Put the track right on the ladder. Step by step on our layout starting on http://www.rhb-grischun.ca/html/ground_level_2.html

1:1 railroads in the mountains try to balance “cut and fill” operations. In our case that means earth/gravel mix to within 4" of the ladder, then 2" of coarse crusher followed by crusher fines, the actual ballast is/ will be a mix of chicken grit.

PS on the track and power. Started out with Code 215 brass, then that source dried up and I switched to c215 nickel silver (Llagas Creek). Control is ZIMO DCC with a mix of additional components from various sources to get the results I want.

Matt Kerr said:

Another question–of course, larger is better, but to allow the largest engine out there to navigate the railroad, what is the minimum radius I should stick to.

Thanks for the help!!

Matt,

The simple answer is as wide as you can.

The complicated answer is what are you planning on running now and into the future. I can say that there are some equipment that has a 4 ft minimum radius (8 ft diameter). Some will tell you that equipment can run on smaller radius and it can, but that is what the Manufacturer recommends.

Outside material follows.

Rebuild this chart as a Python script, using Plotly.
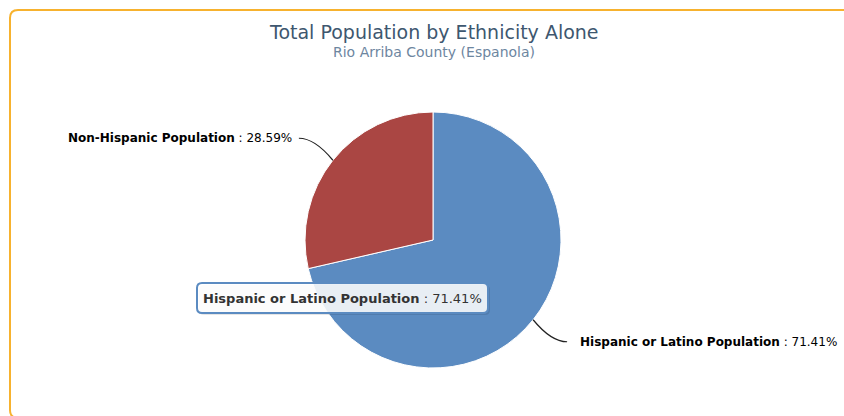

That said, do what you can and enjoy what you’ve done.

not sure what i will have in the future–but i want others to be able to come and enjoy the railraod. So I want to plan for that if I can. Would “most” equipment run on 8?

Again, thanks guys–I really appreciate the help!

Matt Kerr said:

not sure what i will have in the future–but i want others to be able to come and enjoy the railraod. So I want to plan for that if I can. Would “most” equipment run on 8?

Again, thanks guys–I really appreciate the help!

10ft (5ft radius) is better if you can swing it.

Its always best to use the widest radius that you can fit into your landscape, Matt.

I would a huge majority of stuff will fit on an 8 ft diameter curve. However, like HJ and Steve said, if you can go wider then do it. But dont let that be a “hang-up” on building your railroad. You can enjoy it with smaller radius too.

Jake Smith said:

I would a huge majority of stuff will fit on an 8 ft diameter curve. However, like HJ and Steve said, if you can go wider then do it. But dont let that be a “hang-up” on building your railroad. You can enjoy it with smaller radius too.

This is true. The first thing is to get some track down, then adjust your fire as necessary.